After a forced reboot (virsh destroy and virsh start), the HA instance starts up normally and the OS version is updated.

Home Assistant 2023.10.5
Supervisor 2023.10.1
Operating System 11.1

We have similar reports in Update from 11.0 to 11.1 does nothing · Issue #2870 · home-assistant/operating-system · GitHub.

If this is reproducible for you on every update, I’d suggest to manually downgrade and upgrade again to see if it is reproducible. You can downgrade using ha os update --version 11.0. It would be interesting to monitor the console while updating, to see where it gets stuck exactly. The serial console is not the primary console, so you won’t see the systemd startup procedure. You can make the serial console the primary one by changing console=ttyS0 console=tty1 to console=tty1 console=ttyS0 (reverse the order) in /mnt/boot/cmdline.txt. With that you should see the systemd boot messages on the serial console as well.

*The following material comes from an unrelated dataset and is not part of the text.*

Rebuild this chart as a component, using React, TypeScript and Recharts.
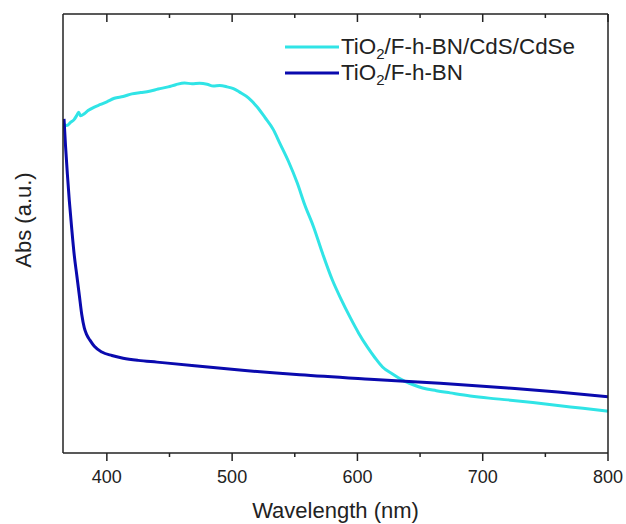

Before doing all this, I’d suggest to make a copy of the image just to be safe :sweat_smile:

Downgraded and updated again, stuck at reboot: Restarting system after OS update. Here my actions:

  1. Backed up my HA and copied the image.
  2. Connected to instance (virsh console hass)
  3. Edited file /mnt/boot/cmdline.txt to console=tty1 console=ttyS0.
  4. Successfully executed ha os update --version 11.0, after that instance successfully rebooted itself.
  5. Waited for os boot, then checked OS version (11.0).
  6. Then executed ha os update, waiting for the shutdown. Then (as I see it) the instance got stuck on reboot: Restarting system after all the Unmounted and Stopped:
...
[  OK  ] Reached target Unmount All Filesystems.
[  OK  ] Stopped File System Check …dev/disk/by-label/hassos-data.
[  OK  ] Removed slice Slice /system/systemd-fsck.
[  OK  ] Stopped target Preparation for Local File Systems.
[  OK  ] Stopped Remount Root and Kernel File Systems.
[  OK  ] Stopped Create Static Device Nodes in /dev.
[  OK  ] Reached target System Shutdown.
[  OK  ] Reached target Late Shutdown Services.
[  OK  ] Finished System Reboot.
[  OK  ] Reached target System Reboot.
[  528.507516] reboot: Restarting system

Full log here
6. Waited some more time to make sure it stuck (around 30 minutes while writing this post)
7. virsh destroy hass and virsh start hass, then it boot successfully with OS 11.1. Full log of booting after update here

Update OS 11.2, still same problem

I have the same issue running KVM. OS 10.5, core 2023.11.3, Kubuntu 22.04.

I didn’t have this issue before on the exact same version, on the exact same machine. It started after doing a clean system install and upgrade from Ubuntu 20.04 to 22.04. The same image was migrated, using an identical .xml for the KVM machine setup.

Ever got this fixed? I am running in KVM as well, and have had this issue from i started, around 4-5 years.
virsh destroy and virsh start is the only option.